→ **DATASET EXCERPT**:
══════════
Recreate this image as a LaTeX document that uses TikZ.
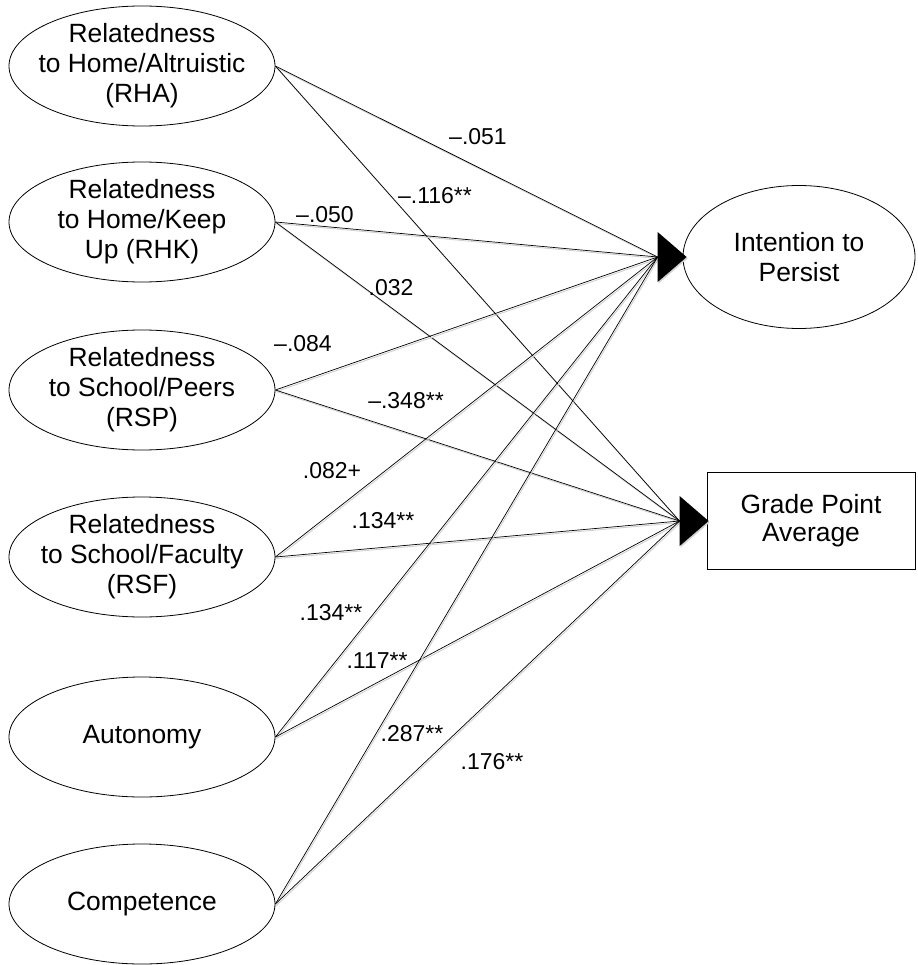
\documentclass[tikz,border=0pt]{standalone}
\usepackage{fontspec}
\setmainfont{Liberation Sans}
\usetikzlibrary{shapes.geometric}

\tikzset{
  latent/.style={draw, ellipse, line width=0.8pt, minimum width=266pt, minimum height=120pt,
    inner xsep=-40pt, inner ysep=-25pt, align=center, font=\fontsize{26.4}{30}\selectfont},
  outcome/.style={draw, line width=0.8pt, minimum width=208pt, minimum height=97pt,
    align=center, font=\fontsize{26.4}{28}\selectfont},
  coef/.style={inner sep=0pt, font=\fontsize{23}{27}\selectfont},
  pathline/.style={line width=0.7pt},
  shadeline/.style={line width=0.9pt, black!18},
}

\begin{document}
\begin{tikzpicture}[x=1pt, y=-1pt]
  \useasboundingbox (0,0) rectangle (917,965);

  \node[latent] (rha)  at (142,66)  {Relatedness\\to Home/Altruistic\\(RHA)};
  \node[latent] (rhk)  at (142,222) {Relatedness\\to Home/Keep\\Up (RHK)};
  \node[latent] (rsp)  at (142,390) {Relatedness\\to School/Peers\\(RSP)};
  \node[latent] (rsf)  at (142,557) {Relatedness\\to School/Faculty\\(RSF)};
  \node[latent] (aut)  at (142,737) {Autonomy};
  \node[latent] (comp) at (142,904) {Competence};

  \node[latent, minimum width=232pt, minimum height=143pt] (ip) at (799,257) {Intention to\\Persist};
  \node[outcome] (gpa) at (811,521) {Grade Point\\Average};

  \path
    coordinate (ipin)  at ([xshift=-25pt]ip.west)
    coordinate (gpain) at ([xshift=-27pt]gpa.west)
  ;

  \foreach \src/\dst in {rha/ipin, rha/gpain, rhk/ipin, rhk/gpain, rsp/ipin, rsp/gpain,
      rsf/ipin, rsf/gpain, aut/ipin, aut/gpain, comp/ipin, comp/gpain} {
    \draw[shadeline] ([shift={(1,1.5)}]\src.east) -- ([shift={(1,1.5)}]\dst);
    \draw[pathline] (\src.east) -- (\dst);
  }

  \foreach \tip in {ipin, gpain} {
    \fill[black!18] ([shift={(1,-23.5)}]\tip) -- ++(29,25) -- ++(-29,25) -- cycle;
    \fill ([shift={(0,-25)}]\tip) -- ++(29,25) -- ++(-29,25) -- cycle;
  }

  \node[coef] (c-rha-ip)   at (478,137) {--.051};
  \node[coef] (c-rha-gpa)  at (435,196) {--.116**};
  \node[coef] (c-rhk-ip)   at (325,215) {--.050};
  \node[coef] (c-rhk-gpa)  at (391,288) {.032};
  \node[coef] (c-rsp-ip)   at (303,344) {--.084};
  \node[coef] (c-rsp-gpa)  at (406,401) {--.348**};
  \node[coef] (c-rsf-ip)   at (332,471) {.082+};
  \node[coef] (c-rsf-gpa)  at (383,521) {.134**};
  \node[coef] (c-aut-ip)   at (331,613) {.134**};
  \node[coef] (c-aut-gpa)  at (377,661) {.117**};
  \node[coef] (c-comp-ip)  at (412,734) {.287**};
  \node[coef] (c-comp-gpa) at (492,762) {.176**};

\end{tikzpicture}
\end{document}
══════════
→ **GOAL**: Pictures are excluded; output everything else in the data verbatim.

→ **EXERCISE OUTPUT**:
Recreate this image as a LaTeX document that uses TikZ.
\documentclass[tikz,border=0pt]{standalone}
\usepackage{fontspec}
\setmainfont{Liberation Sans}
\usetikzlibrary{shapes.geometric}

\tikzset{
  latent/.style={draw, ellipse, line width=0.8pt, minimum width=266pt, minimum height=120pt,
    inner xsep=-40pt, inner ysep=-25pt, align=center, font=\fontsize{26.4}{30}\selectfont},
  outcome/.style={draw, line width=0.8pt, minimum width=208pt, minimum height=97pt,
    align=center, font=\fontsize{26.4}{28}\selectfont},
  coef/.style={inner sep=0pt, font=\fontsize{23}{27}\selectfont},
  pathline/.style={line width=0.7pt},
  shadeline/.style={line width=0.9pt, black!18},
}

\begin{document}
\begin{tikzpicture}[x=1pt, y=-1pt]
  \useasboundingbox (0,0) rectangle (917,965);

  \node[latent] (rha)  at (142,66)  {Relatedness\\to Home/Altruistic\\(RHA)};
  \node[latent] (rhk)  at (142,222) {Relatedness\\to Home/Keep\\Up (RHK)};
  \node[latent] (rsp)  at (142,390) {Relatedness\\to School/Peers\\(RSP)};
  \node[latent] (rsf)  at (142,557) {Relatedness\\to School/Faculty\\(RSF)};
  \node[latent] (aut)  at (142,737) {Autonomy};
  \node[latent] (comp) at (142,904) {Competence};

  \node[latent, minimum width=232pt, minimum height=143pt] (ip) at (799,257) {Intention to\\Persist};
  \node[outcome] (gpa) at (811,521) {Grade Point\\Average};

  \path
    coordinate (ipin)  at ([xshift=-25pt]ip.west)
    coordinate (gpain) at ([xshift=-27pt]gpa.west)
  ;

  \foreach \src/\dst in {rha/ipin, rha/gpain, rhk/ipin, rhk/gpain, rsp/ipin, rsp/gpain,
      rsf/ipin, rsf/gpain, aut/ipin, aut/gpain, comp/ipin, comp/gpain} {
    \draw[shadeline] ([shift={(1,1.5)}]\src.east) -- ([shift={(1,1.5)}]\dst);
    \draw[pathline] (\src.east) -- (\dst);
  }

  \foreach \tip in {ipin, gpain} {
    \fill[black!18] ([shift={(1,-23.5)}]\tip) -- ++(29,25) -- ++(-29,25) -- cycle;
    \fill ([shift={(0,-25)}]\tip) -- ++(29,25) -- ++(-29,25) -- cycle;
  }

  \node[coef] (c-rha-ip)   at (478,137) {--.051};
  \node[coef] (c-rha-gpa)  at (435,196) {--.116**};
  \node[coef] (c-rhk-ip)   at (325,215) {--.050};
  \node[coef] (c-rhk-gpa)  at (391,288) {.032};
  \node[coef] (c-rsp-ip)   at (303,344) {--.084};
  \node[coef] (c-rsp-gpa)  at (406,401) {--.348**};
  \node[coef] (c-rsf-ip)   at (332,471) {.082+};
  \node[coef] (c-rsf-gpa)  at (383,521) {.134**};
  \node[coef] (c-aut-ip)   at (331,613) {.134**};
  \node[coef] (c-aut-gpa)  at (377,661) {.117**};
  \node[coef] (c-comp-ip)  at (412,734) {.287**};
  \node[coef] (c-comp-gpa) at (492,762) {.176**};

\end{tikzpicture}
\end{document}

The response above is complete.